Netflix viewers 'infuriated' after watching new crime documentary Amy Bradley Is Missing
Netflix viewers have been left confused and "infuriated" with their new crime documentary. The streaming service released Amy Bradley Is Missing onto the platform on Wednesday and the three-parter delves into the disappearance of a young woman who suddenly vanished during a Caribbean cruise in March 1998.
The then-23-year-old waitress was on a family holiday aboard the Royal Caribbean cruise ship and had been poised to start a new job at a computer consulting firm upon her return. She and her brother attended a club onboard the ship at one point during the trip, and then headed back to their cabin.
But upon going to check on her in the early hours of the morning, Amy's father discovered she was gone and she has not been seen since. Mass searches took place aboard the ship, but it soon docked in Curaçao, where she potentially had the chance to slip out unnoticed amongst the 2,500 new passengers who arrived. There was concern that she had also fallen overboard and drowned, but no body has ever been found, and an investigation confused that there was no evidence to suggest that such an incident occurred.
As the documentary explains, several potential sightings cropped up over the years, but nothing has ever brought anyone closer to any sort of answers of Amy's whereabouts. And when viewers began to discover Amy's chilling story as the title dropped on Netflix, they were quick to take to social media with their reactions.

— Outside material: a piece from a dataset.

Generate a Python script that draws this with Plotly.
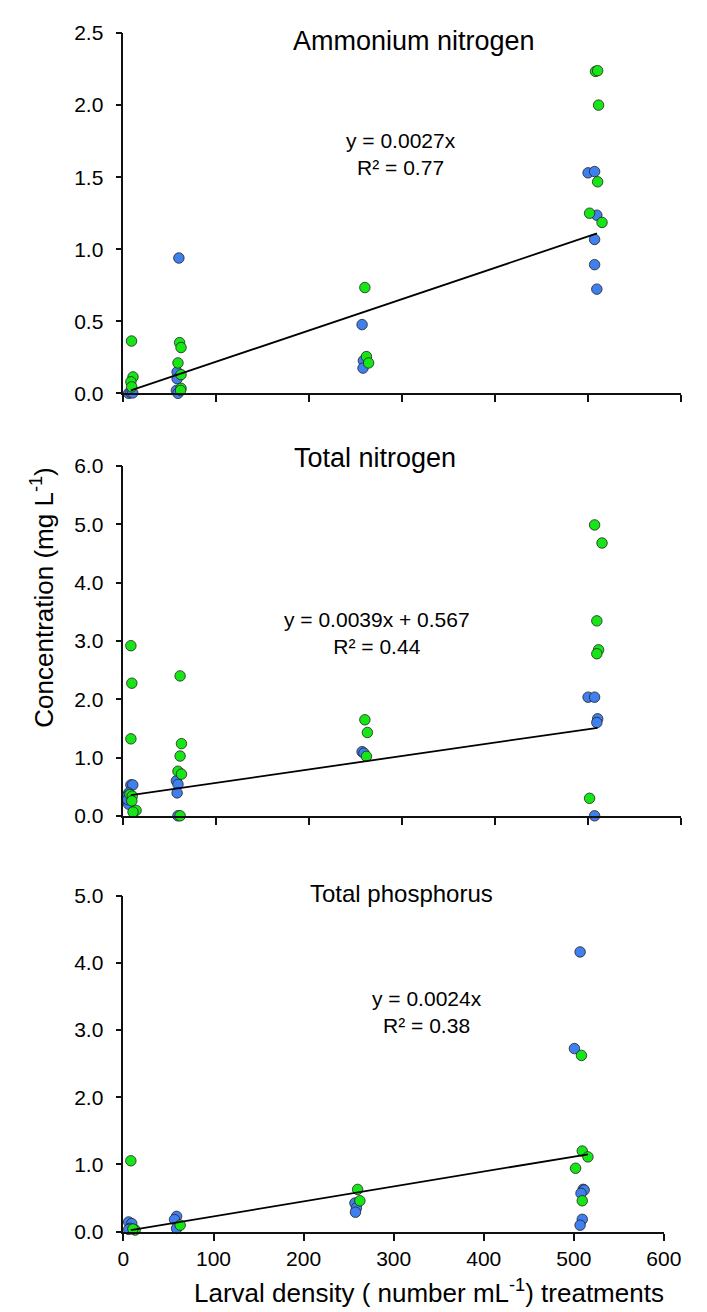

One confused viewer simply wrote on X: "Amy Bradley Is Missing On Netflix WTF," whilst another wondered just "how" she was never found when "four different people" claimed to have seen her before she vanished. Amy was declared legally dead in 2010, and the viewer fumed that they were "infuriated" at how officials handled the situation.
A third questioned: "Amy Bradley case - did any of the passengers witness any luggage or carts being taken off in Curaco?", whilst another said: " @FBI failed Amy Bradley ...Were they just unbothered by her disappearance, lack of care or just laziness... how do you explain their failure to follow up crucial leads? This is the first time to see a case where detectives have leads and fail to followup!"
Several theories have persisted about what happened that night, and in the documentary, crew member Alister 'Yellow' Douglas - whom Amy was seen talking to just before she disappeared - spoke out. He later passed an FBI polygraph test but recalled to her daughter during a phone call on camera: "They brought the FBI on immediately and then he said to me that they're trying to find this girl [and] I was seen dancing with her.
"Everybody that had anything to do with cleaning her room, serving her drinks, we were grounded. When they realised nothing was involved, we continued to work. And I continued to work on the cruise ship until two years later."
In 2005, Amy's mother Iva made an appearance on the Dr. Phil show to discuss a photograph of a woman who resembled her daughter but had become the victim of sex trafficking. At the time, she admitted: "It is like a stab in the heart. I've never thought that she wasn't out there. Neither has her dad. Neither has her brother. We gotta get to her!"